• _Do this_
Reproduce the lines exactly, beginning with the line that has "Reproduce this chart" and ending with the line that has "from matplotlib.ticker import FixedLocator". Images are left out.

• _Material_
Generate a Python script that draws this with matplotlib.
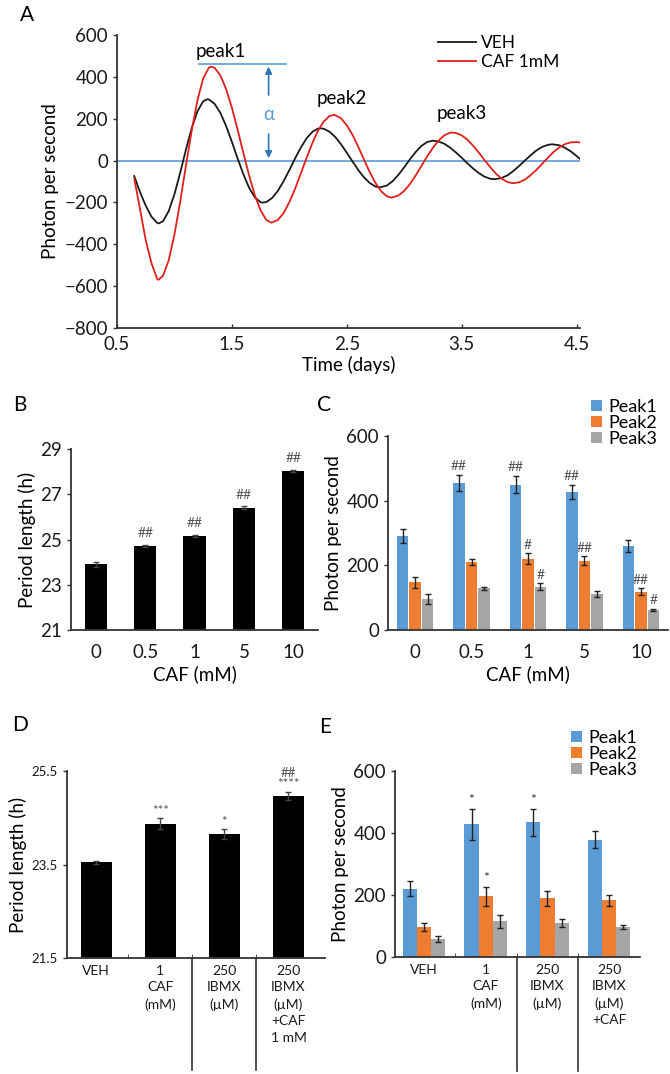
import matplotlib
matplotlib.use("Agg")
import matplotlib.pyplot as plt
import numpy as np

plt.rcParams['font.family'] = ['Lato', 'DejaVu Sans']
plt.rcParams['axes.unicode_minus'] = True

# ---------------- Panel A data ----------------
time_veh = [0.65, 0.70, 0.75, 0.80, 0.85, 0.865, 0.90, 0.95, 1.00, 1.05, 1.10, 1.15, 1.20, 1.25, 1.285,
            1.30, 1.35, 1.40, 1.45, 1.50, 1.55, 1.60, 1.65, 1.70, 1.75, 1.77, 1.80, 1.85, 1.90, 1.95,
            2.00, 2.05, 2.10, 2.15, 2.20, 2.25, 2.27, 2.30, 2.35, 2.40, 2.45, 2.50, 2.55, 2.60, 2.65,
            2.70, 2.75, 2.79, 2.85, 2.90, 2.95, 3.00, 3.05, 3.10, 3.15, 3.20, 3.25, 3.30, 3.35, 3.40,
            3.45, 3.50, 3.55, 3.60, 3.65, 3.70, 3.75, 3.79, 3.85, 3.90, 3.95, 4.00, 4.05, 4.10, 4.15,
            4.20, 4.25, 4.29, 4.35, 4.40, 4.45, 4.50, 4.53]
veh = [-74, -150, -215, -268, -298, -300, -290, -242, -161, -59, 52, 154, 235, 283, 293,
       292, 271, 228, 165, 90, 10, -65, -130, -176, -199, -201, -198, -179, -145, -99,
       -46, 10, 62, 106, 137, 153, 154, 152, 138, 113, 78, 38, -4, -45, -80,
       -107, -124, -128, -119, -98, -68, -32, 6, 41, 70, 89, 95, 91, 80, 62,
       39, 14, -13, -38, -60, -77, -87, -89, -83, -70, -50, -26, 0, 25, 48,
       65, 75, 78, 73, 61, 44, 22, 8]

time_caf = [0.65, 0.70, 0.75, 0.80, 0.85, 0.86, 0.90, 0.95, 1.00, 1.05, 1.10, 1.15, 1.20, 1.25, 1.30,
            1.32, 1.35, 1.40, 1.45, 1.50, 1.55, 1.60, 1.65, 1.70, 1.75, 1.80, 1.845, 1.90, 1.95, 2.00,
            2.05, 2.10, 2.15, 2.20, 2.25, 2.30, 2.35, 2.385, 2.40, 2.45, 2.50, 2.55, 2.60, 2.65, 2.70,
            2.75, 2.80, 2.85, 2.89, 2.95, 3.00, 3.05, 3.10, 3.15, 3.20, 3.25, 3.30, 3.35, 3.40, 3.42,
            3.45, 3.50, 3.55, 3.60, 3.65, 3.70, 3.75, 3.80, 3.85, 3.90, 3.95, 4.00, 4.05, 4.10, 4.15,
            4.20, 4.25, 4.30, 4.35, 4.40, 4.45, 4.50, 4.53]
caf = [-85, -230, -380, -490, -565, -570, -551, -477, -354, -198, -25, 142, 287, 392, 444,
       449, 443, 407, 342, 253, 148, 37, -71, -166, -238, -284, -297, -284, -251, -199,
       -135, -62, 12, 83, 143, 187, 213, 218, 217, 202, 169, 123, 66, 5, -55,
       -107, -147, -171, -177, -167, -145, -112, -71, -26, 20, 61, 96, 121, 133, 134,
       132, 121, 100, 71, 38, 2, -32, -63, -87, -103, -108, -104, -91, -70, -45,
       -16, 13, 41, 63, 79, 87, 88, 87]

# ---------------- Panel B data ----------------
b_labels = ['0', '0.5', '1', '5', '10']
b_period = [23.9, 24.73, 25.17, 26.41, 28.03]
b_err = [0.10, 0.05, 0.04, 0.05, 0.05]
b_marks = ['', '##', '##', '##', '##']

# ---------------- Panel C data ----------------
c_labels = ['0', '0.5', '1', '5', '10']
c_peak1 = [291, 455, 450, 427, 259]
c_peak1_err = [23, 24, 26, 23, 19]
c_peak2 = [147, 211, 221, 214, 118]
c_peak2_err = [18, 10, 16, 14, 11]
c_peak3 = [95, 129, 134, 111, 62]
c_peak3_err = [16, 5, 10, 9, 4]
c_marks1 = ['', '##', '##', '##', '']
c_marks2 = ['', '', '#', '##', '##']
c_marks3 = ['', '', '#', '', '#']

# ---------------- Panel D data ----------------
d_labels = ['VEH', '1\nCAF\n(mM)', '250\nIBMX\n(µM)', '250\nIBMX\n(µM)\n+CAF\n1 mM']
d_period = [23.55, 24.37, 24.15, 24.97]
d_err = [0.03, 0.12, 0.10, 0.09]
d_marks = ['', '***', '*', '##\n****']

# ---------------- Panel E data ----------------
e_labels = ['VEH', '1\nCAF\n(mM)', '250\nIBMX\n(µM)', '250\nIBMX\n(µM)\n+CAF']
e_peak1 = [221, 428, 434, 379]
e_peak1_err = [25, 51, 43, 28]
e_peak2 = [97, 196, 189, 183]
e_peak2_err = [14, 30, 24, 18]
e_peak3 = [58, 116, 111, 97]
e_peak3_err = [10, 21, 13, 7]
e_marks1 = ['', '*', '*', '']
e_marks2 = ['', '*', '', '']
e_marks3 = ['', '', '', '']

BLUE = '#5B9BD5'
ORANGE = '#ED7D31'
GRAY = '#A5A5A5'
SPINE = '#333333'
FS = 13.5
SMALL = 10

fig = plt.figure(figsize=(6.7, 10.74), dpi=100)


def style_axes(ax):
    for s in ['top', 'right']:
        ax.spines[s].set_visible(False)
    for s in ['left', 'bottom']:
        ax.spines[s].set_color(SPINE)
        ax.spines[s].set_linewidth(1.3)
    ax.tick_params(axis='both', colors=SPINE, labelcolor='#1a1a1a', labelsize=FS, width=1.0)


def leg_squares(ax, anchor):
    ax.legend(loc='upper left', bbox_to_anchor=anchor, bbox_transform=fig.transFigure,
              frameon=False, fontsize=13, handlelength=0.6, handleheight=0.6, borderaxespad=0,
              borderpad=0, labelspacing=0.0, handletextpad=0.35)


# ---------------- Panel A ----------------
axA = fig.add_axes([0.1746, 0.6946, 0.691, 0.2728])
style_axes(axA)
axA.axhline(0, color=BLUE, lw=1.2, zorder=1)
axA.plot(time_veh, veh, color='#1a1a1a', lw=1.3, label='VEH', zorder=3)
axA.plot(time_caf, caf, color='#E0201B', lw=1.3, label='CAF 1mM', zorder=3)
axA.plot([1.213, 1.967], [460, 460], color=BLUE, lw=1.2, zorder=1)
axA.annotate('', xy=(1.82, 462), xytext=(1.82, 300),
             arrowprops=dict(arrowstyle='-|>', color='#2E75B6', lw=1.2, mutation_scale=10))
axA.annotate('', xy=(1.82, -2), xytext=(1.82, 140),
             arrowprops=dict(arrowstyle='-|>', color='#2E75B6', lw=1.2, mutation_scale=10))
axA.text(1.82, 218, 'α', color=BLUE, fontsize=FS, ha='center', va='center')
axA.text(1.40, 520, 'peak1', fontsize=FS, ha='center', va='center')
axA.text(2.46, 298, 'peak2', fontsize=FS, ha='center', va='center')
axA.text(3.50, 223, 'peak3', fontsize=FS, ha='center', va='center')
axA.set_xlim(0.5, 4.53)
axA.set_ylim(-800, 600)
axA.set_xticks([0.5, 1.5, 2.5, 3.5, 4.5])
axA.set_xticklabels(['0.5', '1.5', '2.5', '3.5', '4.5'])
axA.set_yticks(np.arange(-800, 601, 200))
axA.tick_params(axis='x', direction='in', length=3, pad=6)
axA.tick_params(axis='y', direction='out', length=3)
axA.set_ylabel('Photon per second', fontsize=FS, labelpad=4)
axA.set_xlabel('Time (days)', fontsize=FS, labelpad=2)
axA.legend(loc='upper left', bbox_to_anchor=(0.653, 0.967), bbox_transform=fig.transFigure,
           frameon=False, fontsize=12.5, handlelength=2.2, borderaxespad=0, borderpad=0,
           labelspacing=0.15, handletextpad=0.3)
fig.text(27 / 670, 1 - 15 / 1074, 'A', fontsize=15, ha='center', va='center')

# ---------------- Panel B ----------------
axB = fig.add_axes([0.106, 0.4134, 0.3687, 0.1685])
style_axes(axB)
xb = np.arange(len(b_labels))
axB.bar(xb, [v - 21 for v in b_period], bottom=21, width=0.45, color='black',
        yerr=b_err, error_kw=dict(ecolor='#444', elinewidth=1, capsize=2, capthick=1))
for i, m in enumerate(b_marks):
    if m:
        axB.annotate(m, (xb[i], b_period[i] + b_err[i]), xytext=(0, 4), textcoords='offset points',
                     ha='center', va='bottom', fontsize=SMALL, color='#555555')
axB.set_xlim(-0.5, 4.5)
axB.set_ylim(21, 29)
axB.set_yticks([21, 23, 25, 27, 29])
axB.set_xticks(xb)
axB.set_xticklabels(b_labels)
axB.tick_params(axis='x', length=0, pad=10)
axB.tick_params(axis='y', direction='out', length=3)
axB.set_ylabel('Period length (h)', fontsize=FS, labelpad=3)
axB.set_xlabel('CAF (mM)', fontsize=FS, labelpad=3)
fig.text(20 / 670, 1 - 405 / 1074, 'B', fontsize=15, ha='center', va='center')

# ---------------- Panel C ----------------
axC = fig.add_axes([0.5791, 0.4134, 0.4179, 0.1806])
style_axes(axC)
xc = np.arange(len(c_labels))
ek = dict(ecolor='#222', elinewidth=1, capsize=2, capthick=1)
series_c = [(c_peak1, c_peak1_err, c_marks1, BLUE, 'Peak1', -0.22),
            (c_peak2, c_peak2_err, c_marks2, ORANGE, 'Peak2', 0.0),
            (c_peak3, c_peak3_err, c_marks3, GRAY, 'Peak3', 0.22)]
for vals, errs, marks, col, lab, off in series_c:
    axC.bar(xc + off, vals, width=0.2, color=col, yerr=errs, error_kw=ek, label=lab)
    for i, m in enumerate(marks):
        if m:
            axC.annotate(m, (xc[i] + off, vals[i] + errs[i]), xytext=(0, 2), textcoords='offset points',
                         ha='center', va='bottom', fontsize=SMALL, color='#555555')
axC.set_xlim(-0.48, 4.48)
axC.set_ylim(0, 600)
axC.set_yticks([0, 200, 400, 600])
axC.set_xticks(xc)
axC.set_xticklabels(c_labels)
axC.tick_params(axis='x', length=0, pad=10)
axC.tick_params(axis='y', direction='out', length=3)
axC.set_ylabel('Photon per second', fontsize=FS, labelpad=3)
axC.set_xlabel('CAF (mM)', fontsize=FS, labelpad=3)
leg_squares(axC, (0.882, 0.6285))
fig.text(324 / 670, 1 - 405 / 1074, 'C', fontsize=15, ha='center', va='center')

# ---------------- Panel D ----------------
axD = fig.add_axes([0.0996, 0.108, 0.3855, 0.1741])
style_axes(axD)
xd = np.arange(len(d_labels))
axD.bar(xd, [v - 21.5 for v in d_period], bottom=21.5, width=0.48, color='black',
        yerr=d_err, error_kw=dict(ecolor='#444', elinewidth=1, capsize=2, capthick=1))
for i, m in enumerate(d_marks):
    if m:
        axD.annotate(m, (xd[i], d_period[i] + d_err[i]), xytext=(0, 1), textcoords='offset points',
                     ha='center', va='bottom', fontsize=9.5, color='#555555', linespacing=0.9)
axD.set_xlim(-0.46, 3.57)
axD.set_ylim(21.5, 25.5)
axD.set_yticks([21.5, 23.5, 25.5])
axD.set_yticklabels(['21.5', '23.5', '25.5'])
axD.set_xticks(xd)
axD.set_xticklabels(d_labels, fontsize=10, linespacing=1.45, va='top')
axD.set_xticks([0.5, 1.5, 2.5], minor=True)
axD.tick_params(axis='x', which='major', length=0, pad=5)
axD.tick_params(axis='x', which='minor', length=3, direction='in', color=SPINE)
axD.tick_params(axis='y', direction='out', length=3, labelsize=9.5)
for xs in [1.5, 2.5]:
    axD.axvline(xs, ymin=-0.60, ymax=0, clip_on=False, color=SPINE, lw=1.2)
axD.set_ylabel('Period length (h)', fontsize=FS, labelpad=3)
fig.text(20 / 670, 1 - 725 / 1074, 'D', fontsize=15, ha='center', va='center')

# ---------------- Panel E ----------------
axE = fig.add_axes([0.5896, 0.1089, 0.3657, 0.1732])
style_axes(axE)
xe = np.arange(len(e_labels))
series_e = [(e_peak1, e_peak1_err, e_marks1, BLUE, 'Peak1', -0.23),
            (e_peak2, e_peak2_err, e_marks2, ORANGE, 'Peak2', 0.0),
            (e_peak3, e_peak3_err, e_marks3, GRAY, 'Peak3', 0.23)]
for vals, errs, marks, col, lab, off in series_e:
    axE.bar(xe + off, vals, width=0.23, color=col, yerr=errs, error_kw=ek, label=lab)
    for i, m in enumerate(marks):
        if m:
            axE.annotate(m, (xe[i] + off, vals[i] + errs[i]), xytext=(0, 2), textcoords='offset points',
                         ha='center', va='bottom', fontsize=SMALL, color='#333333')
axE.set_xlim(-0.47, 3.5)
axE.set_ylim(0, 600)
axE.set_yticks([0, 200, 400, 600])
axE.set_xticks(xe)
axE.set_xticklabels(e_labels, fontsize=10, linespacing=1.45, va='top')
axE.set_xticks([0.5, 1.5, 2.5], minor=True)
axE.tick_params(axis='x', which='major', length=0, pad=5)
axE.tick_params(axis='x', which='minor', length=3, direction='in', color=SPINE)
axE.tick_params(axis='y', direction='out', length=3)
for xs in [1.5, 2.5]:
    axE.axvline(xs, ymin=-0.61, ymax=0, clip_on=False, color=SPINE, lw=1.2)
axE.set_ylabel('Photon per second', fontsize=FS, labelpad=3)
leg_squares(axE, (0.852, 0.3205))
fig.text(325 / 670, 1 - 727 / 1074, 'E', fontsize=15, ha='center', va='center')

fig.savefig('out.png', dpi=100)
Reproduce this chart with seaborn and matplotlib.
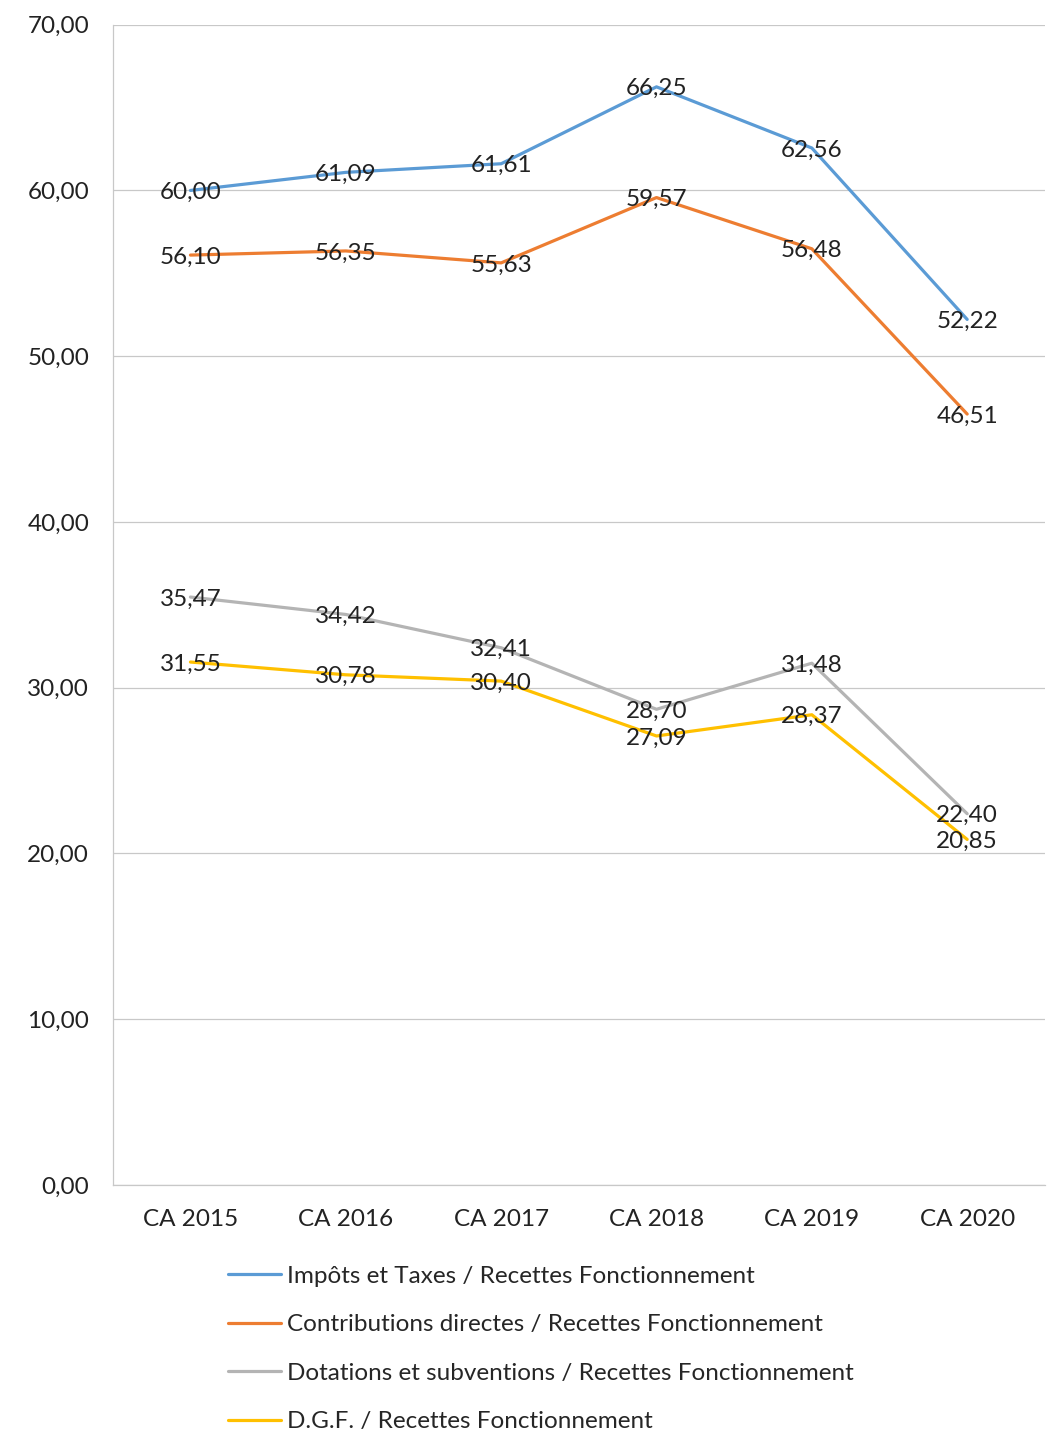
import pandas as pd
import numpy as np
import matplotlib.pyplot as plt
import seaborn as sns
from matplotlib.ticker import FixedLocator

# Données
annees = ['CA 2015', 'CA 2016', 'CA 2017', 'CA 2018', 'CA 2019', 'CA 2020']
impots_taxes = [60.00, 61.09, 61.61, 66.25, 62.56, 52.22]
contrib_directes = [56.10, 56.35, 55.63, 59.57, 56.48, 46.51]
dotations = [35.47, 34.42, 32.41, 28.70, 31.48, 22.40]
dgf = [31.55, 30.78, 30.40, 27.09, 28.37, 20.85]

series = ['Impôts et Taxes / Recettes Fonctionnement',
          'Contributions directes / Recettes Fonctionnement',
          'Dotations et subventions / Recettes Fonctionnement',
          'D.G.F. / Recettes Fonctionnement']
couleurs = ['#5B9BD5', '#ED7D31', '#B4B4B4', '#FFC000']
valeurs = [impots_taxes, contrib_directes, dotations, dgf]

df = pd.DataFrame({
    'Année': annees * 4,
    'x': list(range(len(annees))) * 4,
    'Ratio': sum(valeurs, []),
    'Série': sum([[s] * len(annees) for s in series], []),
})

sns.set_style('white')
plt.rcParams['font.family'] = ['Lato', 'DejaVu Sans']
taille = 17.5

fig = plt.figure(figsize=(10.64, 14.51), dpi=100)
ax = fig.add_axes([0.106, 0.1833, 0.876, 0.7997])

sns.lineplot(data=df, x='x', y='Ratio', hue='Série', palette=couleurs,
             linewidth=2.3, ax=ax, legend=False)

fmt = lambda v: f'{v:.2f}'.replace('.', ',')
for vals in valeurs:
    for i, v in enumerate(vals):
        ax.text(i, v, fmt(v), ha='center', va='center_baseline',
                fontsize=taille, color='#222222')

ax.set_xlim(-0.5, 5.5)
ax.set_ylim(0, 70)
ax.set_yticks(np.arange(0, 71, 10))
ax.set_yticklabels([fmt(v) for v in np.arange(0, 71, 10)], fontsize=taille, color='#222222')
ax.set_xticks(range(len(annees)))
ax.set_xticklabels(annees, fontsize=taille, color='#222222')
ax.xaxis.set_minor_locator(FixedLocator(np.arange(-0.5, 5.6, 1)))
ax.tick_params(axis='x', which='major', length=0, pad=17)
ax.tick_params(axis='x', which='minor', length=5, color='#BBBBBB', width=0.8)
ax.tick_params(axis='y', length=4, color='#BBBBBB', width=0.8, pad=13)
ax.set_xlabel('')
ax.set_ylabel('')
ax.yaxis.grid(True, color='#C8C8C8', linewidth=0.9)
for s in ['top', 'right']:
    ax.spines[s].set_visible(False)
for s in ['left', 'bottom']:
    ax.spines[s].set_color('#C8C8C8')
    ax.spines[s].set_linewidth(0.9)

handles = [plt.Line2D([], [], color=c, linewidth=2.3) for c in couleurs]
fig.legend(handles, series, loc='upper left', bbox_to_anchor=(0.205, 0.1344),
           frameon=False, fontsize=taille, handlelength=2.2, handletextpad=0.25,
           labelspacing=1.13, borderaxespad=0)

fig.savefig('out.png', dpi=100)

• _Solved problem_
Reproduce this chart with seaborn and matplotlib.
import pandas as pd
import numpy as np
import matplotlib.pyplot as plt
import seaborn as sns
from matplotlib.ticker import FixedLocator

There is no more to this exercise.